## TASK DETAILS
Copy exactly the lines from the beginning of the data down to and including the line holding "minimum height=27pt] (desc2)", without any pictures.

## SOURCE EXCERPT
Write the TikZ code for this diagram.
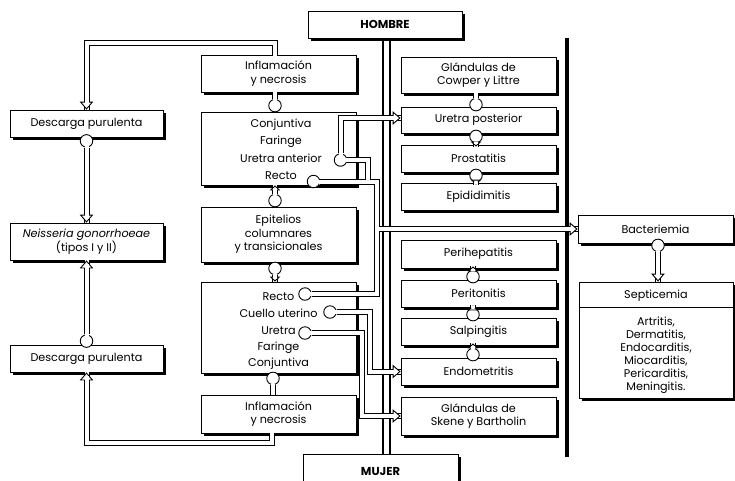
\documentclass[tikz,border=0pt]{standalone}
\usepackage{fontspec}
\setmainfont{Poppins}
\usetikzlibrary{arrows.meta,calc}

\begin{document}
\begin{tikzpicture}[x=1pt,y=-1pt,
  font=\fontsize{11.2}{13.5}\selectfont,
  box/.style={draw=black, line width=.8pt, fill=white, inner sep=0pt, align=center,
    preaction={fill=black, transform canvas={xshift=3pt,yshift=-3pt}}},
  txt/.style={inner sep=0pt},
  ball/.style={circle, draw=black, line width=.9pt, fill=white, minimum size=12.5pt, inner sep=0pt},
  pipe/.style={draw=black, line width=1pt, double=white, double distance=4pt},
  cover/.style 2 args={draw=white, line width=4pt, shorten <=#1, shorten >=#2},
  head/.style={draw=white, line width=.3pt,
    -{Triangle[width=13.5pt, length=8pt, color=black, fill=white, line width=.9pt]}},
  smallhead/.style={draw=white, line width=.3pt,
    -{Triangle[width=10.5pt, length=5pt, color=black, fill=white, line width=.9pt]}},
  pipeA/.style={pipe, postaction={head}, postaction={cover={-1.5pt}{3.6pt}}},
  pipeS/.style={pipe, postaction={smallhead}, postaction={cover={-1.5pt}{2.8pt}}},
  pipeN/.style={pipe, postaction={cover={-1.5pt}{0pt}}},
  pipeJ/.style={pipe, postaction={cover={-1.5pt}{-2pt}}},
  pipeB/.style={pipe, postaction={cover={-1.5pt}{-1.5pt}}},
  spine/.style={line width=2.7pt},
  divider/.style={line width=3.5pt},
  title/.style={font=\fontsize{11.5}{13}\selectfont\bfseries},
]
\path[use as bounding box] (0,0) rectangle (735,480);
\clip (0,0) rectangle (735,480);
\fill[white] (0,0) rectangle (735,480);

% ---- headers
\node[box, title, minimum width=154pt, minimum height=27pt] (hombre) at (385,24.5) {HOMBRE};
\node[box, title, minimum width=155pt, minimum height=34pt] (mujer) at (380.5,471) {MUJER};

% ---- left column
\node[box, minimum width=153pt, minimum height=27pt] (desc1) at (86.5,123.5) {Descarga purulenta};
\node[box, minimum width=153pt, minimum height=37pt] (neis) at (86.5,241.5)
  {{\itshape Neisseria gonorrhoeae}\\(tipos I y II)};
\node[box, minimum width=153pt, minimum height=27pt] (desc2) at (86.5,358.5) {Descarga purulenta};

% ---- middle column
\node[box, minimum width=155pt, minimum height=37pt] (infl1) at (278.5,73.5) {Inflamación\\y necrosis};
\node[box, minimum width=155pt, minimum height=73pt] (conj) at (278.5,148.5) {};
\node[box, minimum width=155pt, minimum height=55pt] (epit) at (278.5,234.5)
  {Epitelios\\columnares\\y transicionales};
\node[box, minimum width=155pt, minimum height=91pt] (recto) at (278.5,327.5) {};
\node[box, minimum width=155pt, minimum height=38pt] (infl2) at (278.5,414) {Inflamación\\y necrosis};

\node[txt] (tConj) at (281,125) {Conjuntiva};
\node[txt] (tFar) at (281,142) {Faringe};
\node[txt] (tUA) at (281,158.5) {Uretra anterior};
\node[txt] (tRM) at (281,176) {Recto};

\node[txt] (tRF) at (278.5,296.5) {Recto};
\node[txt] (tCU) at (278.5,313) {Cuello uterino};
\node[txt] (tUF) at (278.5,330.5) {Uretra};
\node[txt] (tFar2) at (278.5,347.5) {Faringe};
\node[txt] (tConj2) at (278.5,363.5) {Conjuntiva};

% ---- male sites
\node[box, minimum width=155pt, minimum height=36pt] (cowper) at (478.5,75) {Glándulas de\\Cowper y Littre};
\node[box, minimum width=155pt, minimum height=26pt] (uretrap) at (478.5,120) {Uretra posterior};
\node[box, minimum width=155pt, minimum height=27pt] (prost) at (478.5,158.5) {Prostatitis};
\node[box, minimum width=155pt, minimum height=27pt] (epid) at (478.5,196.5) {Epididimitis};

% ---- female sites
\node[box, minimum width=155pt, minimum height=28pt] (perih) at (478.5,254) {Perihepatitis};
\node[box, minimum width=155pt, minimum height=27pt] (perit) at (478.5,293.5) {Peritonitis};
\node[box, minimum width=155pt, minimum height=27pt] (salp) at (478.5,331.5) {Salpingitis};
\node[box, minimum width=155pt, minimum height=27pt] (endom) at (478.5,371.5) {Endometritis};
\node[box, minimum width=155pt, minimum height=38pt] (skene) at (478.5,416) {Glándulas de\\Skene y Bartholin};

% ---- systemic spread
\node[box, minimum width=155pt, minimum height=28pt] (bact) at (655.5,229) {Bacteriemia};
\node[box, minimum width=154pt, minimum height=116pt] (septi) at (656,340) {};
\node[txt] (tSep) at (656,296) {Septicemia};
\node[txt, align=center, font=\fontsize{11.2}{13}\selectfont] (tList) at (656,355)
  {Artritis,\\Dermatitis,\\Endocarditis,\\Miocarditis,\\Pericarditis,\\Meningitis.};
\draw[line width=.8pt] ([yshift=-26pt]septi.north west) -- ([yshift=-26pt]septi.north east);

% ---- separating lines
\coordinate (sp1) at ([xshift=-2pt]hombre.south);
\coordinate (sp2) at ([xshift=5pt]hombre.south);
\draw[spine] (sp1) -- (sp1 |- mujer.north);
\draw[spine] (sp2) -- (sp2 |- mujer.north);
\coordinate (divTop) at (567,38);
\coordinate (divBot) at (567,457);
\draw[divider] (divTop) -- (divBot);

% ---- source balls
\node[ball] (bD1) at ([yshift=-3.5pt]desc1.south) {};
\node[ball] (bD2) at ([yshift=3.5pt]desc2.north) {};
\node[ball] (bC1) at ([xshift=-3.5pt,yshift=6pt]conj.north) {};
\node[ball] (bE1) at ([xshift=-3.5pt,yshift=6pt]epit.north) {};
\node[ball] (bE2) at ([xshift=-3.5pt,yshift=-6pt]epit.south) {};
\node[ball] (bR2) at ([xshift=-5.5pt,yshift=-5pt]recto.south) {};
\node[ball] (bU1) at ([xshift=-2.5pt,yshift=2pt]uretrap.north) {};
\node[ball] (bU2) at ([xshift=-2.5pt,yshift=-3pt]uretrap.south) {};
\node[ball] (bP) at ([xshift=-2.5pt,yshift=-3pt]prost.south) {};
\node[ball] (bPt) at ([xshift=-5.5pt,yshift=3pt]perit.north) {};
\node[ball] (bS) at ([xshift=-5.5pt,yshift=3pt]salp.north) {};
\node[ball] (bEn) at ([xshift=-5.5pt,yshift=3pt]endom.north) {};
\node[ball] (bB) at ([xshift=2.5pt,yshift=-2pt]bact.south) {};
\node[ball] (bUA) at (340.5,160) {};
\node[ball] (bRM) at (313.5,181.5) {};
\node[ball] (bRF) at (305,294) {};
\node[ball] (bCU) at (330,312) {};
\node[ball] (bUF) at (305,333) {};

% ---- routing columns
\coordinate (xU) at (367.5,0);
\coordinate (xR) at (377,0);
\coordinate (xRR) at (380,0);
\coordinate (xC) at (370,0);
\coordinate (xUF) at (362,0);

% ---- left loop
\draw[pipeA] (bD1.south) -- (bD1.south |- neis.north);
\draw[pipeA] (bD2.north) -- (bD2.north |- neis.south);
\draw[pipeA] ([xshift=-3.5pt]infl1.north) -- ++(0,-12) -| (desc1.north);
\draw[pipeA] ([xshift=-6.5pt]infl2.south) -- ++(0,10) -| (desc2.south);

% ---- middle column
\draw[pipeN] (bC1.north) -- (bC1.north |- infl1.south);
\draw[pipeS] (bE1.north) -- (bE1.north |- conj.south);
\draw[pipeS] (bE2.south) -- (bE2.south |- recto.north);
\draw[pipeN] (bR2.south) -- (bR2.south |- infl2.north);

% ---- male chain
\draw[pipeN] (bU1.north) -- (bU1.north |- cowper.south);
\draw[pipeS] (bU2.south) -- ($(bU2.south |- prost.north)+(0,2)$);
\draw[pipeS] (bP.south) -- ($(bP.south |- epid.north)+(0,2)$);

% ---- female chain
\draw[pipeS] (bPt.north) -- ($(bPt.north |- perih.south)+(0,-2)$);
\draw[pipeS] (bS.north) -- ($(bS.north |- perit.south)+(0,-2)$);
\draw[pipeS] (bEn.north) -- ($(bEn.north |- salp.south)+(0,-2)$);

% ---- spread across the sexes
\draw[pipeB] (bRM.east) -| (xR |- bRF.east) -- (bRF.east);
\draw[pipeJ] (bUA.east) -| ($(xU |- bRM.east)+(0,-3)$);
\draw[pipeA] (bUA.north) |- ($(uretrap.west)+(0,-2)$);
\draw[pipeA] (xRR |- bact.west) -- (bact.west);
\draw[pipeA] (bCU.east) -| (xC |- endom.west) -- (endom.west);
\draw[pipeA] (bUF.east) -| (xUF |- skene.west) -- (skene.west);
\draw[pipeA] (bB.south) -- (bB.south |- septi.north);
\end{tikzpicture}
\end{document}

## CORRECT ANSWER
Write the TikZ code for this diagram.
\documentclass[tikz,border=0pt]{standalone}
\usepackage{fontspec}
\setmainfont{Poppins}
\usetikzlibrary{arrows.meta,calc}

\begin{document}
\begin{tikzpicture}[x=1pt,y=-1pt,
  font=\fontsize{11.2}{13.5}\selectfont,
  box/.style={draw=black, line width=.8pt, fill=white, inner sep=0pt, align=center,
    preaction={fill=black, transform canvas={xshift=3pt,yshift=-3pt}}},
  txt/.style={inner sep=0pt},
  ball/.style={circle, draw=black, line width=.9pt, fill=white, minimum size=12.5pt, inner sep=0pt},
  pipe/.style={draw=black, line width=1pt, double=white, double distance=4pt},
  cover/.style 2 args={draw=white, line width=4pt, shorten <=#1, shorten >=#2},
  head/.style={draw=white, line width=.3pt,
    -{Triangle[width=13.5pt, length=8pt, color=black, fill=white, line width=.9pt]}},
  smallhead/.style={draw=white, line width=.3pt,
    -{Triangle[width=10.5pt, length=5pt, color=black, fill=white, line width=.9pt]}},
  pipeA/.style={pipe, postaction={head}, postaction={cover={-1.5pt}{3.6pt}}},
  pipeS/.style={pipe, postaction={smallhead}, postaction={cover={-1.5pt}{2.8pt}}},
  pipeN/.style={pipe, postaction={cover={-1.5pt}{0pt}}},
  pipeJ/.style={pipe, postaction={cover={-1.5pt}{-2pt}}},
  pipeB/.style={pipe, postaction={cover={-1.5pt}{-1.5pt}}},
  spine/.style={line width=2.7pt},
  divider/.style={line width=3.5pt},
  title/.style={font=\fontsize{11.5}{13}\selectfont\bfseries},
]
\path[use as bounding box] (0,0) rectangle (735,480);
\clip (0,0) rectangle (735,480);
\fill[white] (0,0) rectangle (735,480);

% ---- headers
\node[box, title, minimum width=154pt, minimum height=27pt] (hombre) at (385,24.5) {HOMBRE};
\node[box, title, minimum width=155pt, minimum height=34pt] (mujer) at (380.5,471) {MUJER};

% ---- left column
\node[box, minimum width=153pt, minimum height=27pt] (desc1) at (86.5,123.5) {Descarga purulenta};
\node[box, minimum width=153pt, minimum height=37pt] (neis) at (86.5,241.5)
  {{\itshape Neisseria gonorrhoeae}\\(tipos I y II)};
\node[box, minimum width=153pt, minimum height=27pt] (desc2) at (86.5,358.5) {Descarga purulenta};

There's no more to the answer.